Language and (other) communications technologies are built around and positively amplify the signals of difference by and through which human beings define, understand and share or record their experience of the world.
The abbreviated macrostates of variously competitive self-definitions emerge and converge in ways that recursively drive the adaptive self-propagation of the communication systems and technologies that embody their primary transmission medium. Communications systems are in this way critically and paradoxically dependent upon the existential uncertainties they seek to alleviate. This is the “edge of chaos“. (My rationale for this study is that the generative properties of adversarial competition and conflict are hardly very well understood if by “understanding” we mean being in possession of intelligence, knowledge or technical expertise sufficient to interdict, ameliorate or constructively halt the serial catastrophe of their perpetual recurrence.)
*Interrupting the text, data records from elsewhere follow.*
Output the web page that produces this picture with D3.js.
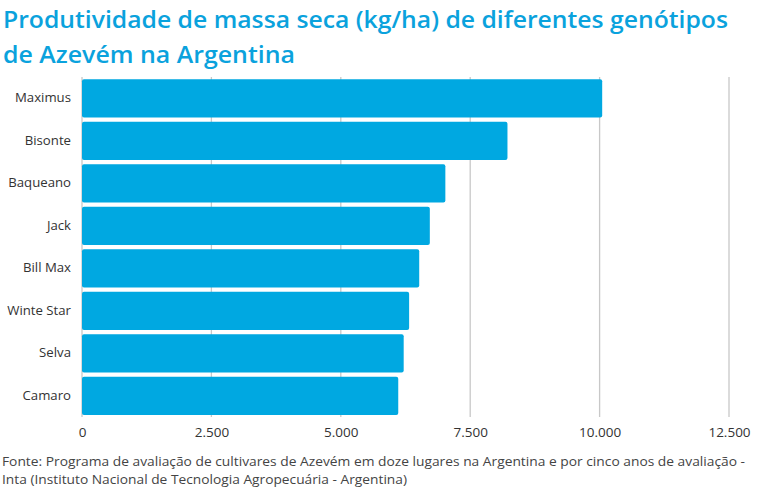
<!DOCTYPE html>
<html>
<head>
<meta charset="utf-8">
<script src="https://cdn.jsdelivr.net/npm/d3@7/dist/d3.min.js"></script>
<style>
    body { margin: 0; background: #fff; }
    svg { display: block; font-family: "Open Sans", sans-serif; }
</style>
</head>
<body>
<div id="chart"></div>
<script>
var genotypes = ["Maximus", "Bisonte", "Baqueano", "Jack", "Bill Max", "Winte Star", "Selva", "Camaro"];
var dryMass = [10050, 8220, 7020, 6720, 6515, 6320, 6215, 6110];
var xTicks = [0, 2500, 5000, 7500, 10000, 12500];
var titleLines = ["Produtividade de massa seca (kg/ha) de diferentes genótipos", "de Azevém na Argentina"];
var titleWidths = [725, 292];
var sourceLines = [
    "Fonte: Programa de avaliação de cultivares de Azevém em doze lugares na Argentina e por cinco anos de avaliação -",
    "Inta (Instituto Nacional de Tecnologia Agropecuária - Argentina)"
];
var sourceWidths = [743, 405];

var width = 780, height = 488;
var margin = { top: 77, right: 51, bottom: 71, left: 82 };
var innerW = width - margin.left - margin.right;
var innerH = height - margin.top - margin.bottom;

var data = genotypes.map(function(g, i) { return { name: g, value: dryMass[i] }; });

var svg = d3.select('#chart').append('svg')
    .attr('width', width)
    .attr('height', height);

// title
svg.append('g').selectAll('text')
    .data(titleLines)
    .enter().append('text')
    .attr('x', 3)
    .attr('y', function(d, i) { return 28 + i * 35; })
    .attr('fill', '#0aa2dd')
    .attr('font-size', 24)
    .attr('font-weight', 600)
    .attr('textLength', function(d, i) { return titleWidths[i]; })
    .attr('lengthAdjust', 'spacingAndGlyphs')
    .text(function(d) { return d; });

var xScale = d3.scaleLinear()
    .domain([0, 12500])
    .range([0, innerW]);

var yScale = d3.scaleBand()
    .domain(genotypes)
    .range([0, innerH])
    .paddingInner(0.1)
    .paddingOuter(0.05);

var g = svg.append('g')
    .attr('transform', 'translate(' + margin.left + ',' + margin.top + ')');

// grid lines
g.append('g').selectAll('line')
    .data(xTicks)
    .enter().append('line')
    .attr('x1', function(d) { return xScale(d); })
    .attr('x2', function(d) { return xScale(d); })
    .attr('y1', 0)
    .attr('y2', innerH)
    .attr('stroke', '#c8c8c8')
    .attr('stroke-width', 1.3);

// bars
g.append('g').selectAll('rect')
    .data(data)
    .enter().append('rect')
    .attr('x', 0)
    .attr('y', function(d) { return yScale(d.name); })
    .attr('width', function(d) { return xScale(d.value); })
    .attr('height', yScale.bandwidth())
    .attr('rx', 2)
    .attr('fill', '#00a8e1');

// category labels
var yAxis = d3.axisLeft(yScale).tickSize(0).tickPadding(11);
g.append('g')
    .call(yAxis)
    .call(function(ax) { ax.select('.domain').remove(); })
    .selectAll('text')
    .attr('font-size', 13.2)
    .attr('font-family', '"Open Sans", sans-serif')
    .attr('fill', '#333');

// value axis labels
var xAxis = d3.axisBottom(xScale)
    .tickValues(xTicks)
    .tickSize(0)
    .tickPadding(10)
    .tickFormat(function(d) { return d3.format(',')(d).replace(/,/g, '.'); });
g.append('g')
    .attr('transform', 'translate(0,' + innerH + ')')
    .call(xAxis)
    .call(function(ax) { ax.select('.domain').remove(); })
    .selectAll('text')
    .attr('font-size', 13.5)
    .attr('font-family', '"Open Sans", sans-serif')
    .attr('fill', '#333');

// source note
svg.append('g').selectAll('text')
    .data(sourceLines)
    .enter().append('text')
    .attr('x', 2)
    .attr('y', function(d, i) { return 466 + i * 18; })
    .attr('fill', '#444')
    .attr('font-size', 13)
    .attr('textLength', function(d, i) { return sourceWidths[i]; })
    .attr('lengthAdjust', 'spacingAndGlyphs')
    .text(function(d) { return d; });
</script>
</body>
</html>
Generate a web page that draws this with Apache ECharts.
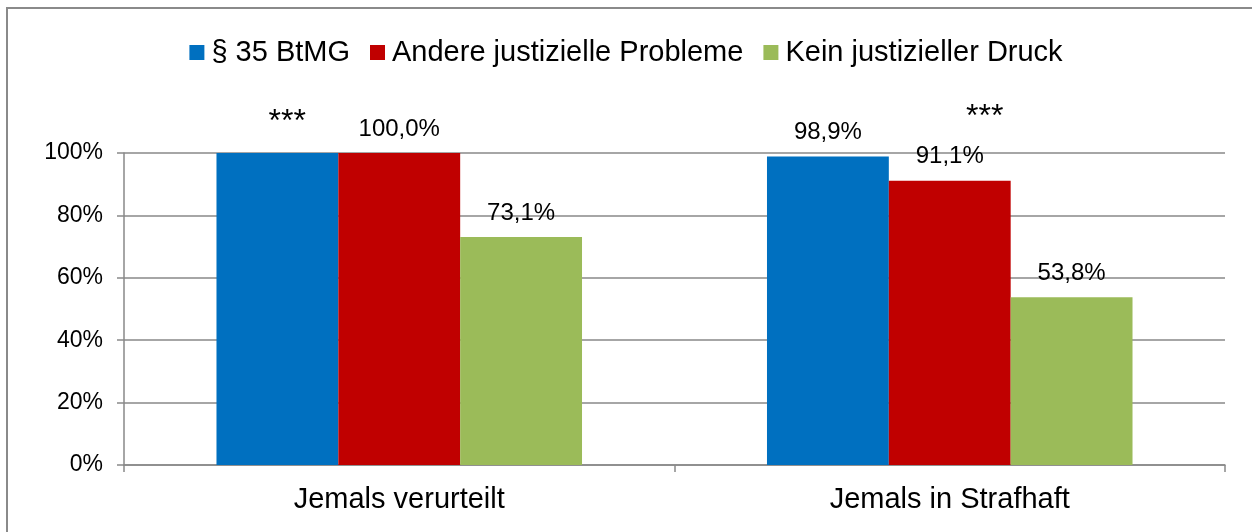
<!DOCTYPE html>
<html>
<head>
<meta charset="utf-8">
<script src="https://cdn.jsdelivr.net/npm/echarts@6/dist/echarts.min.js"></script>
<style>
	html, body { margin: 0; padding: 0; background: #fff; }
	#chart { width: 1252px; height: 532px; }
</style>
</head>
<body>
<div id="chart"></div>
<script>
const categories = ["Jemals verurteilt", "Jemals in Strafhaft"];
const seriesNames = ["§ 35 BtMG", "Andere justizielle Probleme", "Kein justizieller Druck"];
const btmgValues = [100, 98.9];
const andereValues = [100, 91.1];
const keinValues = [73.1, 53.8];
const btmgLabelShown = [false, true];
const sigTexts = ["***", "***"];
const colours = ["#0070C0", "#C00000", "#9BBB59"];

const gridColour = "#898989";
const fontFamily = "'Liberation Sans', Arial, sans-serif";

function fmtPercent(v) {
	return v.toFixed(1).replace(".", ",") + "%";
}

function makeSeries(name, values, colour, shown) {
	return {
		name: name,
		type: "bar",
		barGap: 0,
		barCategoryGap: "33.6%",
		itemStyle: { color: colour },
		label: {
			show: true,
			position: "top",
			distance: 12,
			fontSize: 24,
			fontFamily: fontFamily,
			color: "#000",
			formatter: (p) => fmtPercent(p.value),
		},
		data: values.map((v, i) => ({
			value: v,
			label: { show: shown ? shown[i] : true },
		})),
	};
}

const chartDom = document.getElementById("chart");
const myChart = echarts.init(chartDom);

const option = {
	animation: false,
	textStyle: { fontFamily: fontFamily },
	legend: {
		top: 33,
		left: "center",
		icon: "rect",
		itemWidth: 15,
		itemHeight: 15,
		itemGap: 20,
		textStyle: { fontSize: 29, color: "#000", padding: [0, 0, 0, 2] },
		data: seriesNames,
	},
	grid: { left: 124, right: 27, top: 153, bottom: 67 },
	xAxis: {
		type: "category",
		data: categories,
		axisLine: { lineStyle: { color: gridColour, width: 1.5 } },
		axisTick: { show: true, length: 7, lineStyle: { color: gridColour, width: 1.5 } },
		axisLabel: { fontSize: 29, color: "#000", margin: 20 },
	},
	yAxis: {
		type: "value",
		min: 0,
		max: 100,
		interval: 20,
		axisLine: { show: true, lineStyle: { color: gridColour, width: 1.5 } },
		axisTick: { show: true, length: 7, lineStyle: { color: gridColour, width: 1.5 } },
		splitLine: { lineStyle: { color: gridColour, width: 1.5 } },
		axisLabel: { fontSize: 23, color: "#000", margin: 21, formatter: "{value}%" },
	},
	series: [
		makeSeries(seriesNames[0], btmgValues, colours[0], btmgLabelShown),
		makeSeries(seriesNames[1], andereValues, colours[1]),
		makeSeries(seriesNames[2], keinValues, colours[2]),
	],
};
myChart.setOption(option);

// significance marks, placed relative to each category's centre
const sigOffsets = [[-112, -31], [35, -36]];
const sigGraphics = sigTexts.map((t, i) => {
	const pt = myChart.convertToPixel({ gridIndex: 0 }, [i, 100]);
	return {
		type: "text",
		x: pt[0] + sigOffsets[i][0],
		y: pt[1] + sigOffsets[i][1],
		style: {
			text: t,
			fontSize: 32,
			fontFamily: fontFamily,
			fill: "#000",
			align: "center",
			verticalAlign: "middle",
		},
	};
});

myChart.setOption({
	graphic: [
		{
			type: "rect",
			shape: { x: 7, y: 8, width: 1400, height: 700 },
			style: { fill: "none", stroke: "#8a8a8a", lineWidth: 2 },
			silent: true,
		},
	].concat(sigGraphics),
});
</script>
</body>
</html>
This means that the language of partisan self-determination and divergent belief systems that percolate to prominence are those that most energetically interact and productively clash with existing concepts, languages and methods or encodings of symbolic representation. These turbulent artefacts, entities and systems of co-evolving knowledge and knowing are significant anchors of difference as waypoints of contested interpretation in language and its downstream systems of belief. Whether for good or ill, these generative discontinuities play a crucial role in shaping the ways we perceive, experience and reproduce our world.
We are as a species quite critically dependent upon the discontinuities endemic to our primary methods of communication in language and technology. Local certainties of truth and meaning are rendered as globally discontinuous but in so doing revivify distributed networks and feedback loops of self-validating belief, information and energy flow. This is the cybernetics of an autocatalytic system of communication and technology that maximally self-propagates both through and as our shared existential uncertainties.
If we can not name and frame our fears, we will likely never successfully navigate them but in naming we tend to indirectly invoke the political narratives and contested identities as adversarial contexts that reproduce and validate those fears and uncertainties. This is just one of many enigmas to consider when seeking, as I think we all must, to make our world at least a little bit better than it currently is. The systems of communication that bind and sustain us are also the primary methods of our mutual alienation and potentially self-destructive collective trajectories.
This seems to me to be an enigma worth further investigation and nothing is so optimistic as suggesting that conflict is a problem that might one day actually have something resembling a sustainable resolution.